As staff discussed with you on the phone, however, the GOTV committee may not directly or indirectly encourage party attendees to vote for or against specific candidates or ballot measures. The type of encouragement that would make the district party a political, rather than educational, event includes the attendance of political action committees which favor only one side of a particular ballot measure or one candidate; the statements of invited speakers which urge voters to support or oppose specific candidates or ballot measures; or the distribution of GOTV sanctioned information which urges voters to support or oppose specific candidates or ballot measures.
In subsequent discussions with staff regarding these concerns, you responded as follows. First, you indicated that GOTV will not invite specific political action committees to attend the parties. However, the event will be open to any PACs which wish to attend. Second, you agreed that GOTV would not invite speakers to advocate only one side of a specific ballot measure. However, if a candidate chose to address a specific ballot measure during his or her allotted time, GOTV would not be responsible for their comments. Finally, you acknowledged staffs concern that GOTV not distribute information urging support or opposition to specific candidates or ballot measures.
Finally, one of your questions states that "[a]ny member of the public who attends [the party] will be eligible for a door prize." You ask whether the door prizes may be limited to people over 18. Offering door prizes at an election-related event is not regulated by the campaign disclosure law. However, as staff indicated to you on the phone, door prizes may trigger federal election law concerns. There may be other laws that regulate this activity, however, the Commission lacks jurisdiction to advise you on this matter.
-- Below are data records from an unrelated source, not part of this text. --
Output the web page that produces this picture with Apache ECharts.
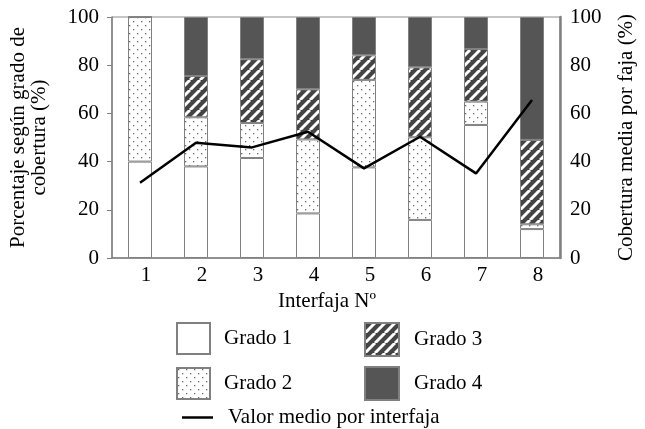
<!DOCTYPE html>
<html>
<head>
<meta charset="utf-8">
<script src="https://cdn.jsdelivr.net/npm/echarts@6/dist/echarts.min.js"></script>
<style>
  html, body { margin: 0; padding: 0; background: #fff; }
  #chart { width: 645px; height: 429px; }
</style>
</head>
<body>
<div id="chart"></div>
<script>
var categories = ['1', '2', '3', '4', '5', '6', '7', '8'];
var grado1 = [40, 38, 41.5, 18.5, 37.6, 15.8, 55.2, 12];
var grado2 = [60, 20.4, 14.5, 30.7, 36.3, 34.3, 9.7, 2];
var grado3 = [0, 17.1, 26.5, 20.8, 10.2, 29, 21.8, 35];
var grado4 = [0, 24.5, 17.5, 30, 15.9, 20.9, 13.3, 51];
var valorMedio = [31.2, 47.8, 45.9, 52.4, 37.2, 50.3, 35.1, 65.6];

var font = 'Liberation Serif';
var fs = 21;

// patrones de relleno
function dotPattern() {
    var c = document.createElement('canvas');
    c.width = 8; c.height = 8;
    var ctx = c.getContext('2d');
    ctx.fillStyle = '#fff';
    ctx.fillRect(0, 0, 8, 8);
    ctx.fillStyle = '#666';
    ctx.fillRect(1, 1, 1.3, 1.3);
    ctx.fillRect(5, 5, 1.3, 1.3);
    return c;
}
function stripePattern() {
    var c = document.createElement('canvas');
    c.width = 10; c.height = 10;
    var ctx = c.getContext('2d');
    ctx.fillStyle = '#444';
    ctx.fillRect(0, 0, 10, 10);
    ctx.strokeStyle = '#fff';
    ctx.lineWidth = 3;
    for (var k = -10; k <= 10; k += 10) {
        ctx.beginPath();
        ctx.moveTo(k, 10);
        ctx.lineTo(k + 10, 0);
        ctx.stroke();
    }
    return c;
}

var chart = echarts.init(document.getElementById('chart'));
var barBorder = { borderColor: '#808080', borderWidth: 1 };

function barSeries(name, data, color) {
    return {
        name: name,
        type: 'bar',
        stack: 'total',
        barWidth: 24,
        data: data,
        itemStyle: Object.assign({ color: color }, barBorder)
    };
}

function legendText(pad) {
    return { fontFamily: font, fontSize: fs, color: '#000', padding: [0, 0, 0, pad] };
}

var option = {
    animation: false,
    textStyle: { fontFamily: font },
    grid: {
        left: 112, right: 83, top: 17, bottom: 171,
        show: true, borderColor: '#8a8a8a', borderWidth: 1
    },
    legend: [{
        data: ['Grado 1', 'Grado 2'],
        icon: 'rect',
        orient: 'vertical', left: 171, top: 317,
        itemWidth: 33, itemHeight: 31, itemGap: 12,
        textStyle: legendText(9)
    }, {
        data: ['Grado 3', 'Grado 4'],
        icon: 'rect',
        orient: 'vertical', left: 359, top: 317,
        itemWidth: 34, itemHeight: 33, itemGap: 9,
        textStyle: legendText(10)
    }, {
        data: ['Valor medio por interfaja'],
        icon: 'rect',
        left: 177, top: 402,
        itemWidth: 31, itemHeight: 2.5,
        itemStyle: { color: '#000' },
        textStyle: legendText(10)
    }],
    xAxis: {
        type: 'category',
        data: categories,
        name: 'Interfaja Nº',
        nameLocation: 'middle',
        nameGap: 28,
        nameTextStyle: { fontFamily: font, fontSize: fs, color: '#000', padding: [0, 18, 0, 0] },
        axisLine: { lineStyle: { color: '#808080', width: 1.5 } },
        axisTick: { length: 5, lineStyle: { color: '#808080' } },
        axisLabel: { fontFamily: font, fontSize: fs, color: '#000', margin: 7, padding: [0, 0, 0, 12] }
    },
    yAxis: [{
        type: 'value', min: 0, max: 100, interval: 20,
        name: 'Porcentaje según grado de\ncobertura (%)',
        nameLocation: 'middle',
        nameGap: 62,
        nameTextStyle: { fontFamily: font, fontSize: fs, color: '#000', lineHeight: 21 },
        axisLine: { show: true, lineStyle: { color: '#808080', width: 1.5 } },
        axisTick: { show: true, length: 5, lineStyle: { color: '#808080' } },
        axisLabel: { fontFamily: font, fontSize: fs, color: '#000', margin: 13 },
        splitLine: { show: false }
    }, {
        type: 'value', min: 0, max: 100, interval: 20,
        name: 'Cobertura media por faja (%)',
        nameLocation: 'middle',
        nameGap: 56,
        nameTextStyle: { fontFamily: font, fontSize: fs, color: '#000' },
        axisLine: { show: true, lineStyle: { color: '#808080', width: 2.5 } },
        axisTick: { show: false },
        axisLabel: { fontFamily: font, fontSize: fs, color: '#000', margin: 10 },
        splitLine: { show: false }
    }],
    series: [
        barSeries('Grado 1', grado1, '#fff'),
        barSeries('Grado 2', grado2, { image: dotPattern(), repeat: 'repeat' }),
        barSeries('Grado 3', grado3, { image: stripePattern(), repeat: 'repeat' }),
        barSeries('Grado 4', grado4, '#555'),
        {
            name: 'Valor medio por interfaja',
            type: 'line',
            yAxisIndex: 1,
            data: valorMedio,
            symbol: 'none',
            lineStyle: { color: '#000', width: 2.5 },
            itemStyle: { color: '#000' }
        }
    ]
};
chart.setOption(option);
</script>
</body>
</html>
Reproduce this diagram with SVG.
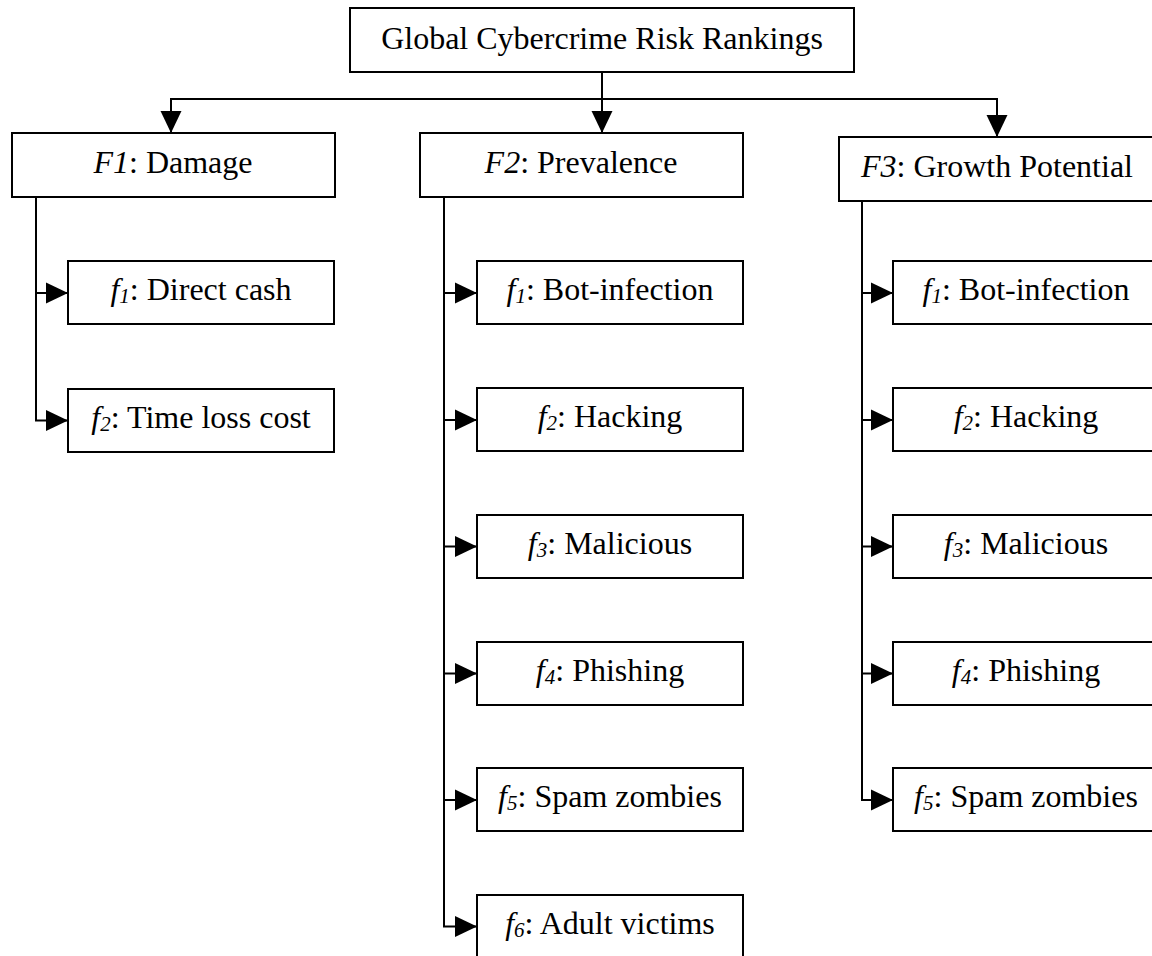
<svg xmlns="http://www.w3.org/2000/svg" width="1152" height="956" viewBox="0 0 1152 956">
<style>
.box{fill:#fff;stroke:#000;stroke-width:2}
.ln{fill:none;stroke:#000;stroke-width:2}
text{font-family:"Liberation Serif","Times New Roman",serif;font-size:32px;fill:#000;text-anchor:middle}
.i{font-style:italic}
.s{font-style:italic;font-size:21px}
</style>
<defs>
<marker id="ah" markerUnits="userSpaceOnUse" markerWidth="22" markerHeight="22" viewBox="0 0 21 20" refX="21" refY="10" orient="auto">
<path d="M0,0 L21,10 L0,20 Z" fill="#000"/>
</marker>
</defs>
<rect width="1152" height="956" fill="#fff"/>
<g id="connectors">
<line class="ln" x1="602" y1="72" x2="602" y2="133" marker-end="url(#ah)"/>
<line class="ln" x1="170" y1="99" x2="998" y2="99"/>
<line class="ln" x1="171" y1="99" x2="171" y2="133" marker-end="url(#ah)"/>
<line class="ln" x1="997" y1="99" x2="997" y2="137" marker-end="url(#ah)"/>
<path class="ln" d="M36,197 V420.5 H68" marker-end="url(#ah)"/>
<line class="ln" x1="36" y1="293" x2="68" y2="293" marker-end="url(#ah)"/>
<path class="ln" d="M444,197 V926.5 H477" marker-end="url(#ah)"/>
<line class="ln" x1="444" y1="293" x2="477" y2="293" marker-end="url(#ah)"/>
<line class="ln" x1="444" y1="420" x2="477" y2="420" marker-end="url(#ah)"/>
<line class="ln" x1="444" y1="546.5" x2="477" y2="546.5" marker-end="url(#ah)"/>
<line class="ln" x1="444" y1="673.5" x2="477" y2="673.5" marker-end="url(#ah)"/>
<line class="ln" x1="444" y1="800" x2="477" y2="800" marker-end="url(#ah)"/>
<path class="ln" d="M862,201 V800 H893" marker-end="url(#ah)"/>
<line class="ln" x1="862" y1="293" x2="893" y2="293" marker-end="url(#ah)"/>
<line class="ln" x1="862" y1="420" x2="893" y2="420" marker-end="url(#ah)"/>
<line class="ln" x1="862" y1="546.5" x2="893" y2="546.5" marker-end="url(#ah)"/>
<line class="ln" x1="862" y1="673.5" x2="893" y2="673.5" marker-end="url(#ah)"/>
</g>
<g id="root"><rect class="box" x="350" y="8" width="504" height="64"/><text x="602" y="49">Global Cybercrime Risk Rankings</text></g>
<g id="F1"><rect class="box" x="12" y="133" width="323" height="64"/><text x="173" y="173"><tspan class="i">F1</tspan>: Damage</text></g>
<g id="F2"><rect class="box" x="420" y="133" width="323" height="64"/><text x="581" y="173"><tspan class="i">F2</tspan>: Prevalence</text></g>
<g id="F3"><rect class="box" x="839" y="137" width="316" height="64"/><text x="997" y="177"><tspan class="i">F3</tspan>: Growth Potential</text></g>
<g id="F1-f1"><rect class="box" x="68" y="261" width="266" height="63"/><text x="201" y="300"><tspan class="i">f</tspan><tspan class="s" dy="3">1</tspan><tspan dy="-3">: Direct cash</tspan></text></g>
<g id="F1-f2"><rect class="box" x="68" y="389" width="266" height="63"/><text x="201" y="428"><tspan class="i">f</tspan><tspan class="s" dy="3">2</tspan><tspan dy="-3">: Time loss cost</tspan></text></g>
<g id="F2-f1"><rect class="box" x="477" y="261" width="266" height="63"/><text x="610" y="300"><tspan class="i">f</tspan><tspan class="s" dy="3">1</tspan><tspan dy="-3">: Bot-infection</tspan></text></g>
<g id="F2-f2"><rect class="box" x="477" y="388" width="266" height="63"/><text x="610" y="427"><tspan class="i">f</tspan><tspan class="s" dy="3">2</tspan><tspan dy="-3">: Hacking</tspan></text></g>
<g id="F2-f3"><rect class="box" x="477" y="515" width="266" height="63"/><text x="610" y="554"><tspan class="i">f</tspan><tspan class="s" dy="3">3</tspan><tspan dy="-3">: Malicious</tspan></text></g>
<g id="F2-f4"><rect class="box" x="477" y="642" width="266" height="63"/><text x="610" y="681"><tspan class="i">f</tspan><tspan class="s" dy="3">4</tspan><tspan dy="-3">: Phishing</tspan></text></g>
<g id="F2-f5"><rect class="box" x="477" y="768" width="266" height="63"/><text x="610" y="807"><tspan class="i">f</tspan><tspan class="s" dy="3">5</tspan><tspan dy="-3">: Spam zombies</tspan></text></g>
<g id="F2-f6"><rect class="box" x="477" y="895" width="266" height="63"/><text x="610" y="934"><tspan class="i">f</tspan><tspan class="s" dy="3">6</tspan><tspan dy="-3">: Adult victims</tspan></text></g>
<g id="F3-f1"><rect class="box" x="893" y="261" width="266" height="63"/><text x="1026" y="300"><tspan class="i">f</tspan><tspan class="s" dy="3">1</tspan><tspan dy="-3">: Bot-infection</tspan></text></g>
<g id="F3-f2"><rect class="box" x="893" y="388" width="266" height="63"/><text x="1026" y="427"><tspan class="i">f</tspan><tspan class="s" dy="3">2</tspan><tspan dy="-3">: Hacking</tspan></text></g>
<g id="F3-f3"><rect class="box" x="893" y="515" width="266" height="63"/><text x="1026" y="554"><tspan class="i">f</tspan><tspan class="s" dy="3">3</tspan><tspan dy="-3">: Malicious</tspan></text></g>
<g id="F3-f4"><rect class="box" x="893" y="642" width="266" height="63"/><text x="1026" y="681"><tspan class="i">f</tspan><tspan class="s" dy="3">4</tspan><tspan dy="-3">: Phishing</tspan></text></g>
<g id="F3-f5"><rect class="box" x="893" y="768" width="266" height="63"/><text x="1026" y="807"><tspan class="i">f</tspan><tspan class="s" dy="3">5</tspan><tspan dy="-3">: Spam zombies</tspan></text></g>
</svg>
The GOTV committee may sponsor district parties to register voters and to educate voters about issues relevant to Native peoples as outlined above. However, the GOTV committee may not sanction the support or opposition of specific candidates or ballot measures if the event is to remain within the parameters of election-related educational activities.
The Commission approved the advice in this letter by an affirmative vote of 4-0 on March 24, 1999. The advice in this opinion applies only to the specific activity for which the advice was requested.